▸ WORK TO COMPLETE: Find each line with the string "matplotlib" and report it.

▸ EXERCISE INPUT:
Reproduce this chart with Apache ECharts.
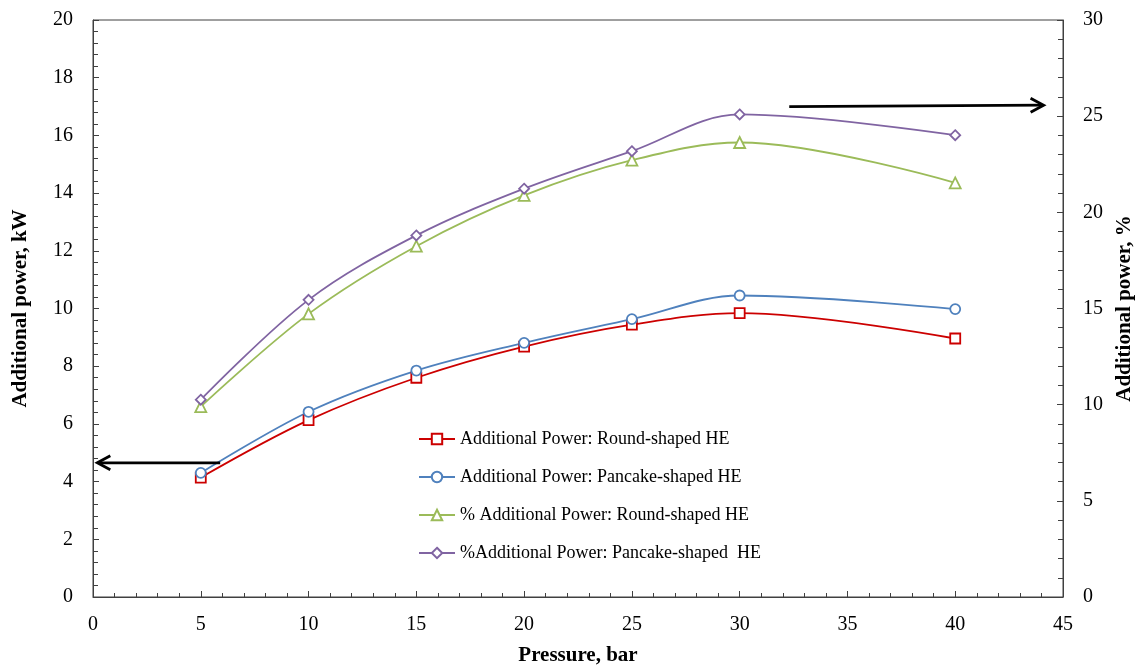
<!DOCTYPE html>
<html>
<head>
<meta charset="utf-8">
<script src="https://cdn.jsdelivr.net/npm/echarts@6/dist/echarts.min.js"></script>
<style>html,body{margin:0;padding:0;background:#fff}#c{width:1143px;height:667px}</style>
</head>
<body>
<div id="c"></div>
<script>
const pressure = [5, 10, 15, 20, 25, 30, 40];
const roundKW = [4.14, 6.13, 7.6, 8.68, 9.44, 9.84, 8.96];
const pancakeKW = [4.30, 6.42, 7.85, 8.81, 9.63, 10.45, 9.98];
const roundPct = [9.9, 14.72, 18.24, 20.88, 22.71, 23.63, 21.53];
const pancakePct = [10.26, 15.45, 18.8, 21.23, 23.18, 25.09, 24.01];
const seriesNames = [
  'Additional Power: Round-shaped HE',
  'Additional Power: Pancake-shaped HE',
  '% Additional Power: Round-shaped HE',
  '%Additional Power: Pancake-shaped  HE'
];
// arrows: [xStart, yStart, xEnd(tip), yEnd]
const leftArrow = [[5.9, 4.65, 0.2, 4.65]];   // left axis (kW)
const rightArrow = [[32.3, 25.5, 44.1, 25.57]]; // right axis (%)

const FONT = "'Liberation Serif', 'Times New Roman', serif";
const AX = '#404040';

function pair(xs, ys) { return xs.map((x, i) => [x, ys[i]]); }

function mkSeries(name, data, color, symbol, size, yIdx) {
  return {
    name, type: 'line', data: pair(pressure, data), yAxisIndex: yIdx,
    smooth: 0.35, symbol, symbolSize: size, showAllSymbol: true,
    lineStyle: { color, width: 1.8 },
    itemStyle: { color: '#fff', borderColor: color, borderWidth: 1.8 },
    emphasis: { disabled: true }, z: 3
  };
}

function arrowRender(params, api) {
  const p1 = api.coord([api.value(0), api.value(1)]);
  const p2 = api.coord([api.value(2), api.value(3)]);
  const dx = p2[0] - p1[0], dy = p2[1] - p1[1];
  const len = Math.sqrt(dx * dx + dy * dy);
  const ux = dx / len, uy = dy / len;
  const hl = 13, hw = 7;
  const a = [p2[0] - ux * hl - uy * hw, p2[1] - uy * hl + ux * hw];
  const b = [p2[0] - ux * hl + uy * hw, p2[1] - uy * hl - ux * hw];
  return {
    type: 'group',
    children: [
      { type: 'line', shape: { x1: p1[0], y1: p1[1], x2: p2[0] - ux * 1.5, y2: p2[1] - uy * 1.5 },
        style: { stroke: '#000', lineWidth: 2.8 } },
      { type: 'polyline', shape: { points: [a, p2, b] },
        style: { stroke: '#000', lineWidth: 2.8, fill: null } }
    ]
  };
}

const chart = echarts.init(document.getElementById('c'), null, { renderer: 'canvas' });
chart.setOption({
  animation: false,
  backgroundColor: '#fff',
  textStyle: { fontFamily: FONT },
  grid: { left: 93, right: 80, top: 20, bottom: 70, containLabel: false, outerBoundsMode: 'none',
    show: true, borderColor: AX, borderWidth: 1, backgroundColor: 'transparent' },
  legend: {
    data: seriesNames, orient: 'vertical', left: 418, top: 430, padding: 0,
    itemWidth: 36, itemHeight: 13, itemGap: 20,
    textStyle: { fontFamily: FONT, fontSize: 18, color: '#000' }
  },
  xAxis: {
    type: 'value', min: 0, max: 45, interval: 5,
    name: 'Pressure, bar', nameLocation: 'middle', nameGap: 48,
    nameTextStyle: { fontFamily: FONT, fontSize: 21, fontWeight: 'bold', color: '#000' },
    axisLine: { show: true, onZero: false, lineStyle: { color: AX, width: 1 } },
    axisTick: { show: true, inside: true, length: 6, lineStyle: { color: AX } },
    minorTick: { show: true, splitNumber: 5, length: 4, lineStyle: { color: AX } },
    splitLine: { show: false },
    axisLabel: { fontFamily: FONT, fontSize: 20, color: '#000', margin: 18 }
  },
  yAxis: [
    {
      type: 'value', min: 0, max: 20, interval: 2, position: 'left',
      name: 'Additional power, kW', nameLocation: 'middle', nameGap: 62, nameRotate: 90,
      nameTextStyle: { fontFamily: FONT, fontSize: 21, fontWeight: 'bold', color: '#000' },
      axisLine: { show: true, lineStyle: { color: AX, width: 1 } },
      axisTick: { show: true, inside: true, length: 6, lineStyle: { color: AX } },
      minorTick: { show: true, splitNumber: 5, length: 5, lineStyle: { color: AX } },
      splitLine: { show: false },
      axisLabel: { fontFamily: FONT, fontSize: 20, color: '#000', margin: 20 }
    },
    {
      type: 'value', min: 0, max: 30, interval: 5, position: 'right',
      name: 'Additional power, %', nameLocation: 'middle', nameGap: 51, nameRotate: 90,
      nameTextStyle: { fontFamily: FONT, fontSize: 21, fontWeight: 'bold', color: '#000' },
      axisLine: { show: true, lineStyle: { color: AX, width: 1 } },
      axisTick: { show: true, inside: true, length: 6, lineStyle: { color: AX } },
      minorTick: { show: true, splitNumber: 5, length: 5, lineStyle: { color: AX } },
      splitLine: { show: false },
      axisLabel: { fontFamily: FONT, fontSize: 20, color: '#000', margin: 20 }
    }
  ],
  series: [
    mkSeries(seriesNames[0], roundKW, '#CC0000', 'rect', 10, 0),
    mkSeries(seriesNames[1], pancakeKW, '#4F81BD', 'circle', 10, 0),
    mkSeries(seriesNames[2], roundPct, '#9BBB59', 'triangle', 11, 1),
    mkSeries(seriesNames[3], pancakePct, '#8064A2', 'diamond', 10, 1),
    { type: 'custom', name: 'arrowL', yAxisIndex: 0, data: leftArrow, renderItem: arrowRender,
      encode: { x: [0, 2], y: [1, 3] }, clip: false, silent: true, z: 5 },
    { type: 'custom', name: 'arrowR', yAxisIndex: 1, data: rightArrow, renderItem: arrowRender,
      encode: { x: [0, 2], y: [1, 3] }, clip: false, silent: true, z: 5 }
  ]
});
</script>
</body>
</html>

==

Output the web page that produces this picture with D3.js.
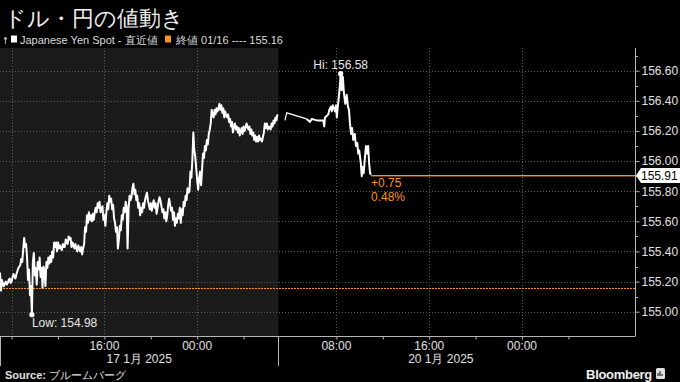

...

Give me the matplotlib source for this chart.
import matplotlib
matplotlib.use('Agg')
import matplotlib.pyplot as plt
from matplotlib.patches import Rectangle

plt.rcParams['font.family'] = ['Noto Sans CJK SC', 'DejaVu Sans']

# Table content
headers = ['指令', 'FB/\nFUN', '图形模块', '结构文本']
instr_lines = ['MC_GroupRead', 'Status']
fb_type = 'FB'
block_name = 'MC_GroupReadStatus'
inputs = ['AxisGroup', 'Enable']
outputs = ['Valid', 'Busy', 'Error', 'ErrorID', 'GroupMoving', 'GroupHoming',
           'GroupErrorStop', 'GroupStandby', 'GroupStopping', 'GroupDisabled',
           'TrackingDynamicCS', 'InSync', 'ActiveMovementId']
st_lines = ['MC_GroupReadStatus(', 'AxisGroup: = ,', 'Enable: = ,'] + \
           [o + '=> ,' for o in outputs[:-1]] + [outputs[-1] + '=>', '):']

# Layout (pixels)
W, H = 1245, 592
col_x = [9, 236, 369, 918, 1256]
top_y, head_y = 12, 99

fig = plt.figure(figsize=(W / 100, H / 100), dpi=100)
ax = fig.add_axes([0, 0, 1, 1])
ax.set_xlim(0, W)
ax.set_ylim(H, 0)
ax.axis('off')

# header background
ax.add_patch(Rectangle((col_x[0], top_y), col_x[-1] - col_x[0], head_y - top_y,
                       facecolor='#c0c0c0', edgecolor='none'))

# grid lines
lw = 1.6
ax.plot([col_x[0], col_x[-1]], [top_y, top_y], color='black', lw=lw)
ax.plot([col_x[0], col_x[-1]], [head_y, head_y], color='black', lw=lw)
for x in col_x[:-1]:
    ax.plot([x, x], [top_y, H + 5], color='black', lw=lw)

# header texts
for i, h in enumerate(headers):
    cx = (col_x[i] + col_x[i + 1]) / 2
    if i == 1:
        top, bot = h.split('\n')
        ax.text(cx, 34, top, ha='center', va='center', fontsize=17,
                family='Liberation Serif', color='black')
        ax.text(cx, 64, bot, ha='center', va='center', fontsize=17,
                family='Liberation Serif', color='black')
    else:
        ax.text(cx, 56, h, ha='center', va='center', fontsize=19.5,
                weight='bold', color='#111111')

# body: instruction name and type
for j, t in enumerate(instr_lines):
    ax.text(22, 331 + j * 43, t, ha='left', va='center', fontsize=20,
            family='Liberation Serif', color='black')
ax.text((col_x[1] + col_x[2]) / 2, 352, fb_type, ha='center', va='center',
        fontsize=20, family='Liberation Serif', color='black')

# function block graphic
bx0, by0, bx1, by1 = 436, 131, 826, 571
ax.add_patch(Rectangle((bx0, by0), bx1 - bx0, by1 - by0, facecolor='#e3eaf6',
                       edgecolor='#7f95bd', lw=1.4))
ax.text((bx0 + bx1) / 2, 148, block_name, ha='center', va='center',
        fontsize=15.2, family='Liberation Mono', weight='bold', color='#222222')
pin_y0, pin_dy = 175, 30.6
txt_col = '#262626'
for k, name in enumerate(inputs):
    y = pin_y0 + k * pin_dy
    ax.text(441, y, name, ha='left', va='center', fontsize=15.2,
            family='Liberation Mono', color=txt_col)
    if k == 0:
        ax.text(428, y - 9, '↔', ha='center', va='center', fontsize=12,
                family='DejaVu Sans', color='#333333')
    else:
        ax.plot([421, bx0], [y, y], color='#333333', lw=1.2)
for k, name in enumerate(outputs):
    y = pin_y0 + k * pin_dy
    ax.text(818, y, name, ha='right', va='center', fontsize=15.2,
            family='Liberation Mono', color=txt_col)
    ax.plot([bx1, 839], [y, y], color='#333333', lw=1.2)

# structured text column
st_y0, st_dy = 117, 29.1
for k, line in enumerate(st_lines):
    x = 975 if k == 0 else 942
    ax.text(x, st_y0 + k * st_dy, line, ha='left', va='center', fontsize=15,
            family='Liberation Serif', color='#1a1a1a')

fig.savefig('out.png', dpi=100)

▸ ANSWER IN FULL:
Give me the matplotlib source for this chart.
import matplotlib
matplotlib.use('Agg')
import matplotlib.pyplot as plt
from matplotlib.patches import Rectangle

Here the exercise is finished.